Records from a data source
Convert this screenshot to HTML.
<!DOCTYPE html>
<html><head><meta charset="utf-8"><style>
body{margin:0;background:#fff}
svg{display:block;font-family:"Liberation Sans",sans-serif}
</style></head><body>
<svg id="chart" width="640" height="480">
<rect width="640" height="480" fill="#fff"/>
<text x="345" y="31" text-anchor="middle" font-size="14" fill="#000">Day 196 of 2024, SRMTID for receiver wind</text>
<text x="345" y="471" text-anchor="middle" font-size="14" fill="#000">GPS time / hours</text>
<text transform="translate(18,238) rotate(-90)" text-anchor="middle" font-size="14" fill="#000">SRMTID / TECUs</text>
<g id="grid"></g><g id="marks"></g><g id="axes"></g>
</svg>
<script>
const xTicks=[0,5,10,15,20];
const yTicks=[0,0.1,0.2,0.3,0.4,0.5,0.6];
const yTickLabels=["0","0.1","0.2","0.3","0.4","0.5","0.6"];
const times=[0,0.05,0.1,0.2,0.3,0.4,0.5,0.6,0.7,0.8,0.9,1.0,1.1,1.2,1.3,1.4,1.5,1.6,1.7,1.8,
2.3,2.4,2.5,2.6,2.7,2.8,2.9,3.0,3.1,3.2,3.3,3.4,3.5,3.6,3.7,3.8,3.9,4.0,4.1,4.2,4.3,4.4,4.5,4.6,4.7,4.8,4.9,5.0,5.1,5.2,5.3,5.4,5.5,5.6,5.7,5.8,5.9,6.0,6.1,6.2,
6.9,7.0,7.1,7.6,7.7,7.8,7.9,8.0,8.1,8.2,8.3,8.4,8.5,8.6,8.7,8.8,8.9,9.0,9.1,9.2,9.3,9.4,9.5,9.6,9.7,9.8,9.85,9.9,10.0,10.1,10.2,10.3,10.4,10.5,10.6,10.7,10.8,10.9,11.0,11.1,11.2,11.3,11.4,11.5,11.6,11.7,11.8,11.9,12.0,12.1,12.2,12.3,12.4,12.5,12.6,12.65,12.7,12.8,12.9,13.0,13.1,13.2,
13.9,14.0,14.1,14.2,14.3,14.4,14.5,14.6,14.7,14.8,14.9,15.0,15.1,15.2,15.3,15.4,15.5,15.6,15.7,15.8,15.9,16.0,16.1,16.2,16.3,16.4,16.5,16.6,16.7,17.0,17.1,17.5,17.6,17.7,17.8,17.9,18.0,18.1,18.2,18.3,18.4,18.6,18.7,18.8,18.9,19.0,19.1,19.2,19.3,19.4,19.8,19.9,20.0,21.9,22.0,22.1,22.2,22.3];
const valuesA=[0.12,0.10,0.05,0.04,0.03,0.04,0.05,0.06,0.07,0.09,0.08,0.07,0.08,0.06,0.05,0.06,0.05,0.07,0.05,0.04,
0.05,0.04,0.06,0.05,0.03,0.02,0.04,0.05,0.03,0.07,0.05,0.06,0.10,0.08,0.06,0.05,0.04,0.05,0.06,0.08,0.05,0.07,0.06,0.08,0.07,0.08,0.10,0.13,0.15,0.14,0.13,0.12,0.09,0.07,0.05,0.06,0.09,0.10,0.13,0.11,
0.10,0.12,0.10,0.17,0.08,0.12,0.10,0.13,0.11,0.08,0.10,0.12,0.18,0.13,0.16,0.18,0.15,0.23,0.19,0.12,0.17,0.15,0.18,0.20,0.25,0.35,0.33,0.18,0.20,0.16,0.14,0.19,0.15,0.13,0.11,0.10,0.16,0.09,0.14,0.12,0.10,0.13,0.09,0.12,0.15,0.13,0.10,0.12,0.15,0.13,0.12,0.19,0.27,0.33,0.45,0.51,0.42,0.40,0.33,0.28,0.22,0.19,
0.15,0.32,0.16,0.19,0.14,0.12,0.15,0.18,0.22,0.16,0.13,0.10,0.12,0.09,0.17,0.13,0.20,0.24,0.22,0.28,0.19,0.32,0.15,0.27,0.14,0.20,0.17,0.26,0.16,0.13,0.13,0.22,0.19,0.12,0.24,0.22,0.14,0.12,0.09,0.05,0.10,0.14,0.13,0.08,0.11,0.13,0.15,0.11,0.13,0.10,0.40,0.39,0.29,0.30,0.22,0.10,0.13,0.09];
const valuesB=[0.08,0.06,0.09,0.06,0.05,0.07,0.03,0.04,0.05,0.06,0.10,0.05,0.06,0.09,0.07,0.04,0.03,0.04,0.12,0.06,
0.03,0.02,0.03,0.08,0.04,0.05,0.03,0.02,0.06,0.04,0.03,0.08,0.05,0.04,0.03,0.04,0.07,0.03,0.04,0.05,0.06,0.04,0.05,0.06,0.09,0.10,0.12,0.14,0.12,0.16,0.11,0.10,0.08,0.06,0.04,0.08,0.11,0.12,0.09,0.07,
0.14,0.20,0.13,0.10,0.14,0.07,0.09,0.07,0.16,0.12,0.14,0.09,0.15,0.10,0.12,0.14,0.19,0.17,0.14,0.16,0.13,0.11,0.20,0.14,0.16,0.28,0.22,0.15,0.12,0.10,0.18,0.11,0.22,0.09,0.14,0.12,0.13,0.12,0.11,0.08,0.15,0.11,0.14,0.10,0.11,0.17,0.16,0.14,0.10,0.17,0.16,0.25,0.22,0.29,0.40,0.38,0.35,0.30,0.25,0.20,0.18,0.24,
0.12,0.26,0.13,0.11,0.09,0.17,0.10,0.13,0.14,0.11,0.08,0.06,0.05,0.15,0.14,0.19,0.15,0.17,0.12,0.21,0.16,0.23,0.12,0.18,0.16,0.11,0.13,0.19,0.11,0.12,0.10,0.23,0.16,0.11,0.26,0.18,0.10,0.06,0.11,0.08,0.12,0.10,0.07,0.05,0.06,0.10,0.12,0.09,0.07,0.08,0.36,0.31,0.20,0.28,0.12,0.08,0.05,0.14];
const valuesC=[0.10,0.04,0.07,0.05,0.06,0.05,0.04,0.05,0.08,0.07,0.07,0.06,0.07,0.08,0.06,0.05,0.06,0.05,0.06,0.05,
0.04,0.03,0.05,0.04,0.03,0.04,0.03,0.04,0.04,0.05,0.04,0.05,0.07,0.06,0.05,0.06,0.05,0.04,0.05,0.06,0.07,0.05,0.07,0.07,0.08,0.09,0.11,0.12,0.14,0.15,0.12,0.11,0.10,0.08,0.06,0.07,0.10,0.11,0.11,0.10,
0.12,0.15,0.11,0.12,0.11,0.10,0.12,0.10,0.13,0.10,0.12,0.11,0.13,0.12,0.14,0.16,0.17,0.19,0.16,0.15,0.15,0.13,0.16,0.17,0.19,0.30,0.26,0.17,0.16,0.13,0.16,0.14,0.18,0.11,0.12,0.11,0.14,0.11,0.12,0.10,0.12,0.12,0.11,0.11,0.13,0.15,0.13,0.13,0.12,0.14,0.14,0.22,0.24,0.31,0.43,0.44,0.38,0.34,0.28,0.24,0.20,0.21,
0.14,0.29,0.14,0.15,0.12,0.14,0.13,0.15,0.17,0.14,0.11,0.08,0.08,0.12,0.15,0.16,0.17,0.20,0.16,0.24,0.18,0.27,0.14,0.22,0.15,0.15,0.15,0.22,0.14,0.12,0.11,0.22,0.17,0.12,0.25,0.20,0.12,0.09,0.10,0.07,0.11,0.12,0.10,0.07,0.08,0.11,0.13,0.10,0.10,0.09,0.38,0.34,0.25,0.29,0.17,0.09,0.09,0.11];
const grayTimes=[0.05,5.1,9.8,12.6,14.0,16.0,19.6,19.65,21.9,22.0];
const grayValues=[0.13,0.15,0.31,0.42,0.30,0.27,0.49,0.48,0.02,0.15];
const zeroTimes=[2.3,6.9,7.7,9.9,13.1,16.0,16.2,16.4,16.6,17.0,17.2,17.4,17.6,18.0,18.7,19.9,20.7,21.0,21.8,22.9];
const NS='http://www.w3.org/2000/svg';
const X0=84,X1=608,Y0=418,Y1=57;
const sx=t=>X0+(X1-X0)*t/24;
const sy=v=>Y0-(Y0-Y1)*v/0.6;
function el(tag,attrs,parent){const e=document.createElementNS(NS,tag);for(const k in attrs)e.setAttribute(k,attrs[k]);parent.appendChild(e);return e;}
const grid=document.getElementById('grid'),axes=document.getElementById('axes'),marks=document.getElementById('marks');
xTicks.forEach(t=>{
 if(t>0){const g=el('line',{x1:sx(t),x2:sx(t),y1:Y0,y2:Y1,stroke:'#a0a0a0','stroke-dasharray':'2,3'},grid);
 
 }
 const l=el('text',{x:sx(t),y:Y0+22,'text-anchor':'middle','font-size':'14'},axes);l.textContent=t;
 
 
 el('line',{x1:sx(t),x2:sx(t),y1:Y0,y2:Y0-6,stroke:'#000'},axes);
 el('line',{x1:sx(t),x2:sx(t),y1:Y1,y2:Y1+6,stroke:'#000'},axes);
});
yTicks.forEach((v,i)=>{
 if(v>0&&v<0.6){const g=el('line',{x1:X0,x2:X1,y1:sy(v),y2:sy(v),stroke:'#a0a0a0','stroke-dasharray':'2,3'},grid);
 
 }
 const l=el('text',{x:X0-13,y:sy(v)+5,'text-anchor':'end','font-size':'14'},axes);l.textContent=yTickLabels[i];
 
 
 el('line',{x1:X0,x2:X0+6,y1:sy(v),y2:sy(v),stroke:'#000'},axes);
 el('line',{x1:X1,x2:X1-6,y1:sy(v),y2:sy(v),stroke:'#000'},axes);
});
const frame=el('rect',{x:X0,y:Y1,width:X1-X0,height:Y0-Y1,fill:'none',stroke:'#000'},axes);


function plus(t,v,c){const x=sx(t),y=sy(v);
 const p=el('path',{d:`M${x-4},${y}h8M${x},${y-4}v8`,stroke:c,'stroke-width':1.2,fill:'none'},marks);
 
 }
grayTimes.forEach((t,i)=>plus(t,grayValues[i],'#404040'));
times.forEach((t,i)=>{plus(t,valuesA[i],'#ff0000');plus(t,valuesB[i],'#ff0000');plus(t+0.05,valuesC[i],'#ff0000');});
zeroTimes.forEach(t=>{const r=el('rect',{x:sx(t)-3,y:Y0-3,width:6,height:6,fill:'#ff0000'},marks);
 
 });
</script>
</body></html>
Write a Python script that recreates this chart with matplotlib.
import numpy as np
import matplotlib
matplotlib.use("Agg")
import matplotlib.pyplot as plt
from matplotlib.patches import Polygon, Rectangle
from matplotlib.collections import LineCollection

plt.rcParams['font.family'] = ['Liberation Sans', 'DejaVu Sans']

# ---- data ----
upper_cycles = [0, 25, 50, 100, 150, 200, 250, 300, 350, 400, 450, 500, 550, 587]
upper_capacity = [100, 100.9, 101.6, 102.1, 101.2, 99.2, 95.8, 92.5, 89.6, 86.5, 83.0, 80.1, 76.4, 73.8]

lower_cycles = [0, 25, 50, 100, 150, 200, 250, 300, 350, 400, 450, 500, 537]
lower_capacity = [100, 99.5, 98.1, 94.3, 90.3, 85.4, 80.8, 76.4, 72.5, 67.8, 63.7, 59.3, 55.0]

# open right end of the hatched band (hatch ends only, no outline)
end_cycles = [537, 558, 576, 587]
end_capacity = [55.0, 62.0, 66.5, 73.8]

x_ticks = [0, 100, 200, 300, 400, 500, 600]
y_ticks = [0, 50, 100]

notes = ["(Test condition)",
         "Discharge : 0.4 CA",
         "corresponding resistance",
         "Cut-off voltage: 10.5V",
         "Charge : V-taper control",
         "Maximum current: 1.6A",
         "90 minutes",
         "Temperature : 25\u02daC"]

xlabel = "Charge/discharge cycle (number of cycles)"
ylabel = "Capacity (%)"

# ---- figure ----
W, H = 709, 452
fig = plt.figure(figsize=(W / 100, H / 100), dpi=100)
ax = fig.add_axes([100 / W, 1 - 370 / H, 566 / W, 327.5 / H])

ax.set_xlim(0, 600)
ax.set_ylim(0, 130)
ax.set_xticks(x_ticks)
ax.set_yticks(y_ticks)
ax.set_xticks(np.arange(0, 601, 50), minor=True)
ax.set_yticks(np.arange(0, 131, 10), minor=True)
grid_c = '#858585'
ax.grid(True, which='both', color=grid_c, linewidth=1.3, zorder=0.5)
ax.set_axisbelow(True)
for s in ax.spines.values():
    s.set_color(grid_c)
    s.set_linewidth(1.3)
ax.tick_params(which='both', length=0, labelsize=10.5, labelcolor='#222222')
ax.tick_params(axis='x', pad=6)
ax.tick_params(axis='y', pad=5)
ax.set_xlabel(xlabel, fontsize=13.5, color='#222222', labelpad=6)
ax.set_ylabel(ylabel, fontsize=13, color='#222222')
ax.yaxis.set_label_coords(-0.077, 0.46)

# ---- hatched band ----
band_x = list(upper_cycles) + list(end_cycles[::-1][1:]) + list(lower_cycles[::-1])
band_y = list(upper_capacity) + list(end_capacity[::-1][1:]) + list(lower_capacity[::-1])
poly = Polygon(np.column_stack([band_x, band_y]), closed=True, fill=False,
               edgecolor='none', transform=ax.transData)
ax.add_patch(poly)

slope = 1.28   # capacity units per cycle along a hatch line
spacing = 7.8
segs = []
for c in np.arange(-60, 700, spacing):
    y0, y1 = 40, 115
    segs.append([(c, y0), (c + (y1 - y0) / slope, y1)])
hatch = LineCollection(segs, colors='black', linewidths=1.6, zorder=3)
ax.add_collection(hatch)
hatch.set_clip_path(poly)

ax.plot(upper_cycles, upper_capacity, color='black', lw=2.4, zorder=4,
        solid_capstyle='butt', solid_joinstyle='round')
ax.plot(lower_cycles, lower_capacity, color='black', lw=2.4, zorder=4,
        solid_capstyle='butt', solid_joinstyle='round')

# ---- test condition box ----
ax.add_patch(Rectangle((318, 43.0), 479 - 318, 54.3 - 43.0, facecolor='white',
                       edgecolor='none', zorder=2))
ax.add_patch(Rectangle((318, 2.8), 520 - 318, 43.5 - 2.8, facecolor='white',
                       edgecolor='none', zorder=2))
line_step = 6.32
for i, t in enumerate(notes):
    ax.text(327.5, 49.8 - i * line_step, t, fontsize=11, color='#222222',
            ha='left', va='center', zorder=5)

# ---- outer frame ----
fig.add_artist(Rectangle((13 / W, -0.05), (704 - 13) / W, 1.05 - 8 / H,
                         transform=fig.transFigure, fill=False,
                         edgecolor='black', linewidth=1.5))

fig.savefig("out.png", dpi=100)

| Task details |
Exactly the lines from the line containing "Write a Python" to the line containing "plt.rcParams['font.family'] = ['Liberation", both included, are to be set down; no other line belongs in the answer.

| In response |
Write a Python script that recreates this chart with matplotlib.
import numpy as np
import matplotlib
matplotlib.use("Agg")
import matplotlib.pyplot as plt
from matplotlib.patches import Polygon, Rectangle
from matplotlib.collections import LineCollection

plt.rcParams['font.family'] = ['Liberation Sans', 'DejaVu Sans']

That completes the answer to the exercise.